• COLLECTED MATERIAL:

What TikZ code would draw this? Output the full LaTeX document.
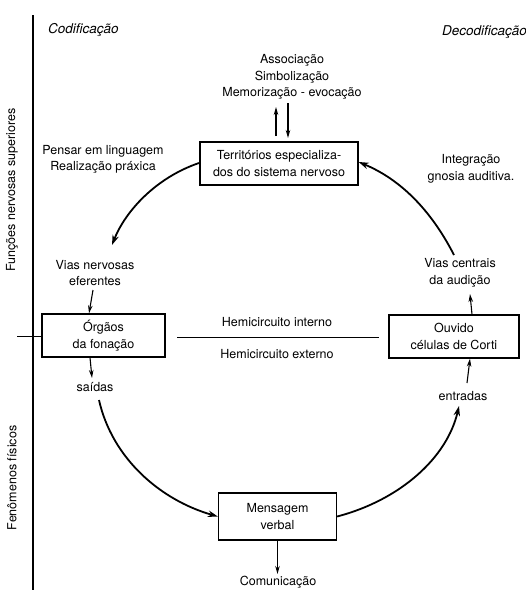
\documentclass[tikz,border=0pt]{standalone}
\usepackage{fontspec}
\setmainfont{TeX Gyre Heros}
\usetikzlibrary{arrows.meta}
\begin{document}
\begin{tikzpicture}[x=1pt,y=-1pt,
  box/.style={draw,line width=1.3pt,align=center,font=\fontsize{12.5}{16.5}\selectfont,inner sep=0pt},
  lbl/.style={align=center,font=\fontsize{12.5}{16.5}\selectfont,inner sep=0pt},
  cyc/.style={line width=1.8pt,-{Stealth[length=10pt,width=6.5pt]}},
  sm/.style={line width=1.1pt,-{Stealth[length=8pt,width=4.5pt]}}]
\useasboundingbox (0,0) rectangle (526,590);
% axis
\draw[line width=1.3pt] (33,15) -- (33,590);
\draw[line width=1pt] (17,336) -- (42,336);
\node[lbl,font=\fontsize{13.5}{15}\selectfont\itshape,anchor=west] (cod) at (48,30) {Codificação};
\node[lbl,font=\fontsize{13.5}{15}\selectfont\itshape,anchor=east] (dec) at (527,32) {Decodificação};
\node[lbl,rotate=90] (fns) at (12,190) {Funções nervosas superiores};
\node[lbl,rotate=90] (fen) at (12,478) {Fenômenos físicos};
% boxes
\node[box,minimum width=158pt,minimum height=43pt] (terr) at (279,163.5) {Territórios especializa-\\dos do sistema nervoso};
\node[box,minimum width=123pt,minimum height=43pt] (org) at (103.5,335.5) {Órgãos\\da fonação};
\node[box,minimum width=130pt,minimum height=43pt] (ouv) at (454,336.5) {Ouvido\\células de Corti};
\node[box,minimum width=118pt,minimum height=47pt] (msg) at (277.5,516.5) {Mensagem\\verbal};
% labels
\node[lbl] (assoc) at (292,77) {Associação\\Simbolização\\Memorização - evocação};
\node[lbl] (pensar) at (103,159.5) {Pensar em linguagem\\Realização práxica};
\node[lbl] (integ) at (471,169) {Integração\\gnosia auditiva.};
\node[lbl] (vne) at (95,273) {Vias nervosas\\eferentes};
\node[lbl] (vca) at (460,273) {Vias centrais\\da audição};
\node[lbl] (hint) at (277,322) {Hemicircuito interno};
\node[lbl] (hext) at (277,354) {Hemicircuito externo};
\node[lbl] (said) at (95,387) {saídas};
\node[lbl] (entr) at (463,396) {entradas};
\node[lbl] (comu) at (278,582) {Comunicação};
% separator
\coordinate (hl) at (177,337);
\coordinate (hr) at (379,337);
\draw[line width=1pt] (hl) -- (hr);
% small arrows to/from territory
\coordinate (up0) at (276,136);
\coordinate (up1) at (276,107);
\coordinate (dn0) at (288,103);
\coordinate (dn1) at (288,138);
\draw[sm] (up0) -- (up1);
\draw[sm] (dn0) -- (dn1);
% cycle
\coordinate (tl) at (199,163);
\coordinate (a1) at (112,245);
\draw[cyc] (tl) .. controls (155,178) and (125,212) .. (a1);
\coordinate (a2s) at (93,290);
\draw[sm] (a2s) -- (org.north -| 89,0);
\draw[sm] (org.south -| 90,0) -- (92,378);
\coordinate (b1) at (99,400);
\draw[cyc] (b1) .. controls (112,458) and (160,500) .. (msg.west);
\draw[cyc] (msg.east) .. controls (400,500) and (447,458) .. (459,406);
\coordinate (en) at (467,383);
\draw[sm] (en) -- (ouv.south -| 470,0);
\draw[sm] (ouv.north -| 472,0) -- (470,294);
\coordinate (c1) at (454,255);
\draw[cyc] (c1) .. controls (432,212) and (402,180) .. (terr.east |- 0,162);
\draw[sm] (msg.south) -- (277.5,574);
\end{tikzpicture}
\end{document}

• TO BE DONE: Write out every line above exactly as it is, leaving out the pictures.

• FINAL RESULT:
What TikZ code would draw this? Output the full LaTeX document.
\documentclass[tikz,border=0pt]{standalone}
\usepackage{fontspec}
\setmainfont{TeX Gyre Heros}
\usetikzlibrary{arrows.meta}
\begin{document}
\begin{tikzpicture}[x=1pt,y=-1pt,
  box/.style={draw,line width=1.3pt,align=center,font=\fontsize{12.5}{16.5}\selectfont,inner sep=0pt},
  lbl/.style={align=center,font=\fontsize{12.5}{16.5}\selectfont,inner sep=0pt},
  cyc/.style={line width=1.8pt,-{Stealth[length=10pt,width=6.5pt]}},
  sm/.style={line width=1.1pt,-{Stealth[length=8pt,width=4.5pt]}}]
\useasboundingbox (0,0) rectangle (526,590);
% axis
\draw[line width=1.3pt] (33,15) -- (33,590);
\draw[line width=1pt] (17,336) -- (42,336);
\node[lbl,font=\fontsize{13.5}{15}\selectfont\itshape,anchor=west] (cod) at (48,30) {Codificação};
\node[lbl,font=\fontsize{13.5}{15}\selectfont\itshape,anchor=east] (dec) at (527,32) {Decodificação};
\node[lbl,rotate=90] (fns) at (12,190) {Funções nervosas superiores};
\node[lbl,rotate=90] (fen) at (12,478) {Fenômenos físicos};
% boxes
\node[box,minimum width=158pt,minimum height=43pt] (terr) at (279,163.5) {Territórios especializa-\\dos do sistema nervoso};
\node[box,minimum width=123pt,minimum height=43pt] (org) at (103.5,335.5) {Órgãos\\da fonação};
\node[box,minimum width=130pt,minimum height=43pt] (ouv) at (454,336.5) {Ouvido\\células de Corti};
\node[box,minimum width=118pt,minimum height=47pt] (msg) at (277.5,516.5) {Mensagem\\verbal};
% labels
\node[lbl] (assoc) at (292,77) {Associação\\Simbolização\\Memorização - evocação};
\node[lbl] (pensar) at (103,159.5) {Pensar em linguagem\\Realização práxica};
\node[lbl] (integ) at (471,169) {Integração\\gnosia auditiva.};
\node[lbl] (vne) at (95,273) {Vias nervosas\\eferentes};
\node[lbl] (vca) at (460,273) {Vias centrais\\da audição};
\node[lbl] (hint) at (277,322) {Hemicircuito interno};
\node[lbl] (hext) at (277,354) {Hemicircuito externo};
\node[lbl] (said) at (95,387) {saídas};
\node[lbl] (entr) at (463,396) {entradas};
\node[lbl] (comu) at (278,582) {Comunicação};
% separator
\coordinate (hl) at (177,337);
\coordinate (hr) at (379,337);
\draw[line width=1pt] (hl) -- (hr);
% small arrows to/from territory
\coordinate (up0) at (276,136);
\coordinate (up1) at (276,107);
\coordinate (dn0) at (288,103);
\coordinate (dn1) at (288,138);
\draw[sm] (up0) -- (up1);
\draw[sm] (dn0) -- (dn1);
% cycle
\coordinate (tl) at (199,163);
\coordinate (a1) at (112,245);
\draw[cyc] (tl) .. controls (155,178) and (125,212) .. (a1);
\coordinate (a2s) at (93,290);
\draw[sm] (a2s) -- (org.north -| 89,0);
\draw[sm] (org.south -| 90,0) -- (92,378);
\coordinate (b1) at (99,400);
\draw[cyc] (b1) .. controls (112,458) and (160,500) .. (msg.west);
\draw[cyc] (msg.east) .. controls (400,500) and (447,458) .. (459,406);
\coordinate (en) at (467,383);
\draw[sm] (en) -- (ouv.south -| 470,0);
\draw[sm] (ouv.north -| 472,0) -- (470,294);
\coordinate (c1) at (454,255);
\draw[cyc] (c1) .. controls (432,212) and (402,180) .. (terr.east |- 0,162);
\draw[sm] (msg.south) -- (277.5,574);
\end{tikzpicture}
\end{document}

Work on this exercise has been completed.